今は品詞に則した厳格な分類ではなくゆるい制約の「よろづ」という概念を使って「サ変動詞」「サ変名詞」「サ変動詞っぽいもの」「名詞であるが無理くりサ変を付加できなくもないもの」などなどの境界領域を泥臭くではありますが上手く束ねて、
各種の入力ヒント:以下のモノ

・別口入力「し」のマーカーがあればあるに越したことはない
・「する」形は予測入力で液晶パネルから
・「した」は[し]た と厳密に[]別口入力マーキングをして
・「せず」「させる」「される」「させず」等は衝突する解釈も少なそうであるしある程度長尺なので楽観視
・「しろ」は白、城 との衝突も懸念されるのでここは厳密に[し]ろ と[]別口入力マーキングをして
・「せよ」は衝突もないのでべた入力で楽観視

のように、くり返しにはなりますが設計の骨格となる重要なインターフェイスですので何卒お含みおきください。(大抵の結合はよろづロ万の属性づけに+サ変活用がついたものであるとシンプルにとらえる視点です)
ネガティブにとらえると整合性のない、モザイク含みの、パッチワーク的な 頼りないインターフェイスと見えてしまわれるのかもしれませんが、
物は言いよう、「ベスト・コンビネーション」「アンサンブルの変換」「立体的粒度のさばき方」
と、好意的に受け取ってもらえれば幸いであります。

こうしてみますと、タッチ液晶操作まわりの作り込み、インターフェイスの精緻化が新たな課題としてあがってきたようでありますね。
今回はこれ以上の深掘りは諦めて次回以降に取り組んでいきたいと思います。
ちょっとだけメモ、忘れないように骨子だけ記しておきますと、

液晶予測入力で入力した確定文字列はディスプレー由来通常インターフェイスでの確定の時よりも辞書学習の重みづけが強くなるさじ加減をおこなう。
理由は予測候補は文脈全体を商量して決定するディスプレー由来入力とは違い
タッチパネル由来入力は入力文の直近の単チャンクフレーズ専用の視界での変換候補が提示されるのでより解釈の限定性を帯びている。
すなわちサ変チャンクならサ変チャンクとして決め撃ちしたうえの下ごしらえ済みの候補が定型的に選択・決定されるので
諸所の事情の込み入った解釈空間を必要とするディスプレー由来入力のもつややこしい事情に付き合わなくてもよいからである。

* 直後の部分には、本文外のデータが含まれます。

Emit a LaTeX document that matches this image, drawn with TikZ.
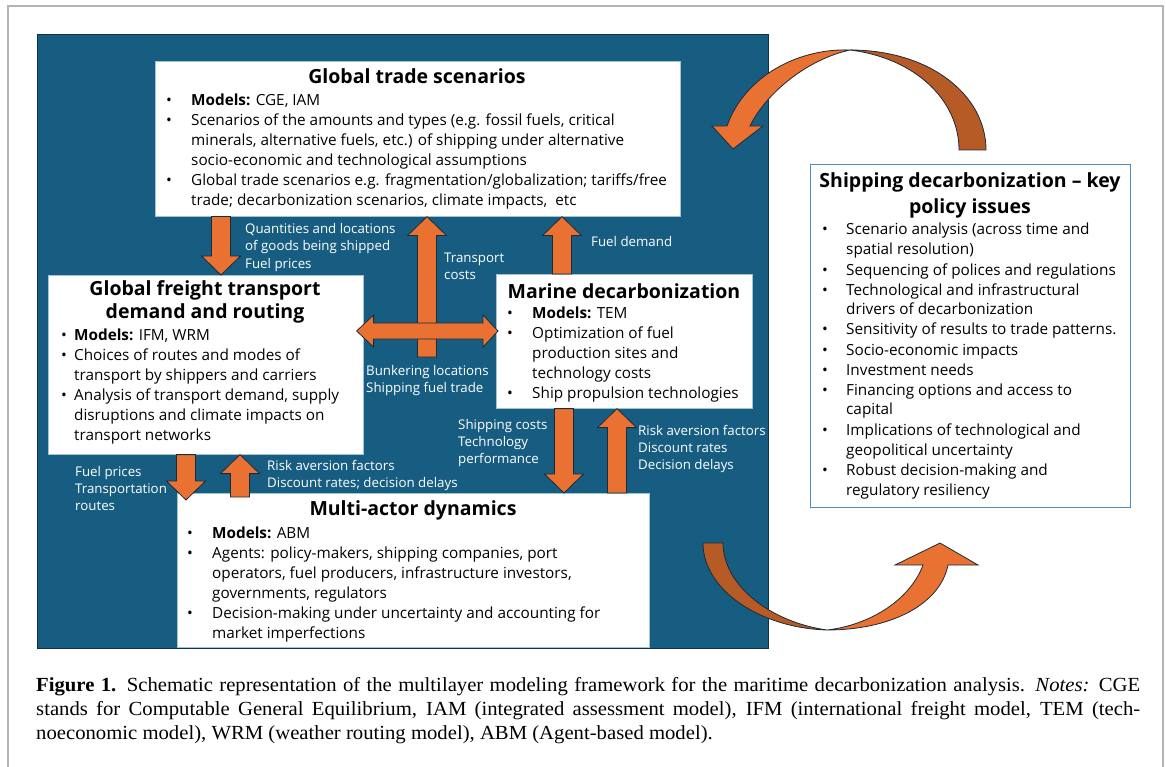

…今はちょっと言葉足らずでうまく噛み砕いて説明するのはやめておきますが、ここらあたりをもっと考察していって次回以降の掘り下げに向かっていこうかと思います。

あっっ!大事なことを忘れていました!!

今回の記事を期に新カテゴリ・「タッチ液晶部予測変換その他の挙動について」
を設置しました。今後も記事製作に励んでいきたいのでみなさまどうぞよろしくお願いします。